Daniel Gehen: Crisis on Infinite Earths is one of my favorite stories, particularly because of how much Wolfman and Perez managed to pack into a 12-issue series. However, I found myself spacing out and my eyes glazing over while reading this installment. DC tells us which earths it wanted to maintain going forward, and that’s what the majority of this issue is. Though Perez once again packs each page with an enormity of detail, there is not a lot of progression in the overarching narrative.
I’m not going to lie, I lost a lot of interest after the first few pages featuring the Anti-Monitor being pestered by Psycho Pirate while the Flash plays possum nearby. It’s a great reveal, since Barry Allen has been destined for something big since the beginning of this series. After this scene though, the issue quickly turns into a dense kaleidoscope of characters and cosmic clouds that overwhelm the senses.
Another element of the issue I did enjoy is the inclusion of Yolanda Montez. Though she would go on to amount to little more than a footnote in DC’s greater canon, she represents one of the industry’s earlier attempts to increase diversity. Sure, the half-and-half combination of English and Spanish dialogue can be bothersome to readers, it’s fairly consistent with a large percentage of America’s Latino community.
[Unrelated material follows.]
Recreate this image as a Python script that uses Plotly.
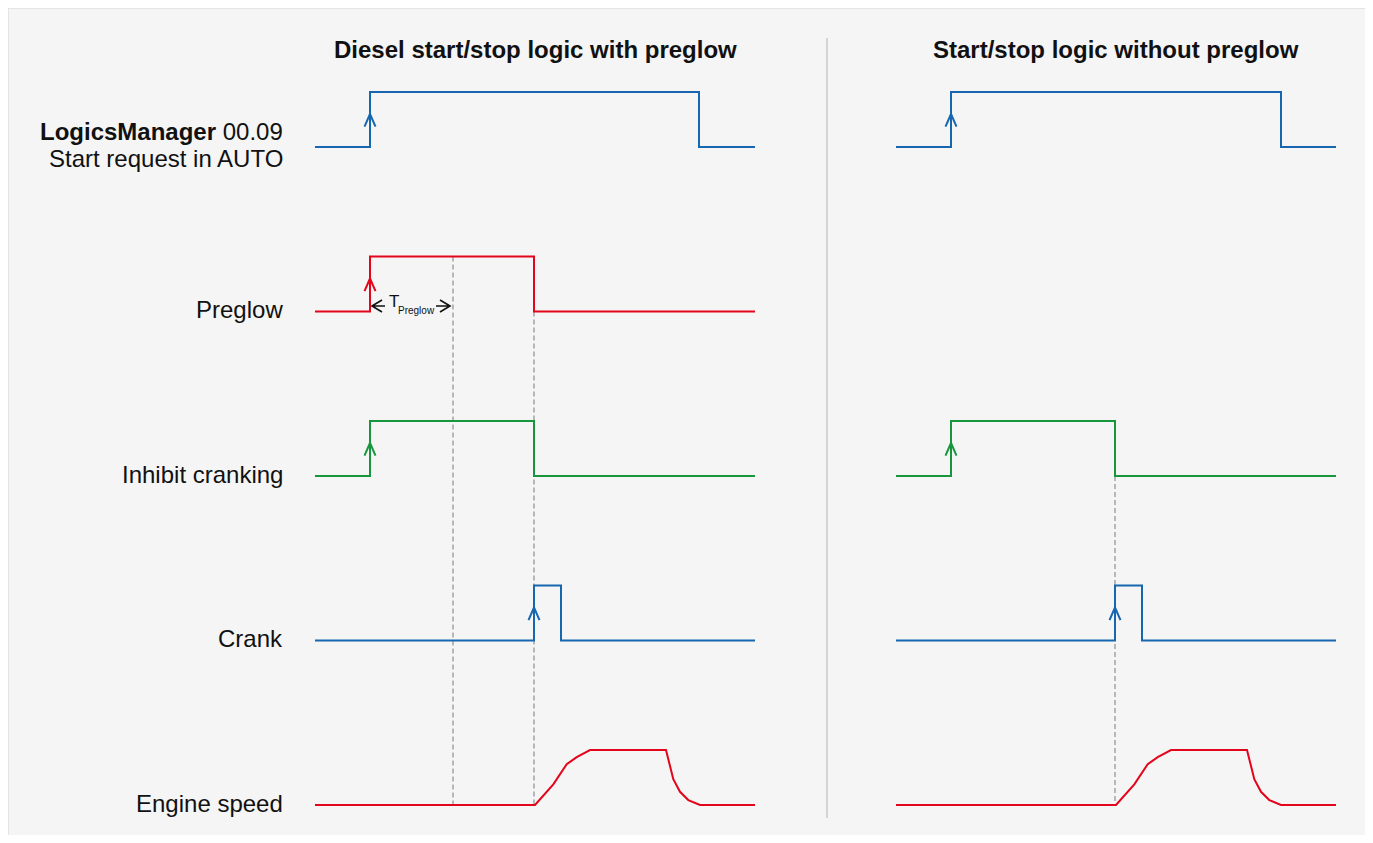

Aside from that, Wolfman did an admirable job in portraying her as a strong woman of color rather than a walking stereotype like the original Vibe, Paco Ramon.
Jason Sacks: Yeah, basically, this issue is full of awesomestupid, a lot of handwaving “because I said so” and a whole lot of costumed heroes running around doing whatever the fuck the writer wants them to do. But is that a bad thing? Is escapism pointless or perfect? Can you just enjoy the of-kilter crazy quilt nature of this story or do you need, you know, real world logic to keep you interested? I half-facetiously told Daniel Elkin (in the first-timers review this week) that he should think of Crisis as automatic writing, and the more I think about it, the more I both love and hate that idea (there’s nothing more Sacksian than equivocation backed up by psuedo-logic, so don’t complain).
I love that idea because, hell, the more you think about this comic and pull it apart, the more it reads like a strange tone-poem to heroic tropes. It embraces cliches and goes all the way through to a point where they become visionary again. I hate it because it seems like s smart-ass cop-out, and besides nobody ever said that Marv Wolfman is a William S. Burroughs.
KG: I think you’re on the money, though, Jason, and I’m actually worried people will consider that view an attempt to justify a bad comic. Because this was supposed to be the culmination of decades of comic book stories. It’s supposed to be the ultimate superhero comic, the last binge of sugar before we all go on a diet. It’s meant to be ridiculous, I truly believe that. I think it’s the main reason it’s 12 issues long. I think, if you ask Wolfman and Perez, they would probably admit that they had story enough for half as many issues, but wanted the room to do exactly what we’re saying. In theory, this was to be the last time DC would publish stories like this as they entered a new, simplified era. Sure, that didn’t happen, but I think that was the intent.
JS: It doesn’t matter if I overintellectualize this issue or underintellectualize it. Any way I look it just makes me smile because shit like Uncle Sam punching Commande Steel is just such pure comics that it’s absolute awesomestupid magic.
ZD: What Sacks said, to which I will add a “booyah.” Sometimes it’s enough to let the awesomestupid come out to play without delving into deeper issues, and I think we can all agree that’s what we get here.
I think letting us have a little emotional calm before the storm was a good thing. A little break to just let superheroes be superheroes and punch each other without much consequences. Because the next issue gets heavy enough for the entire series.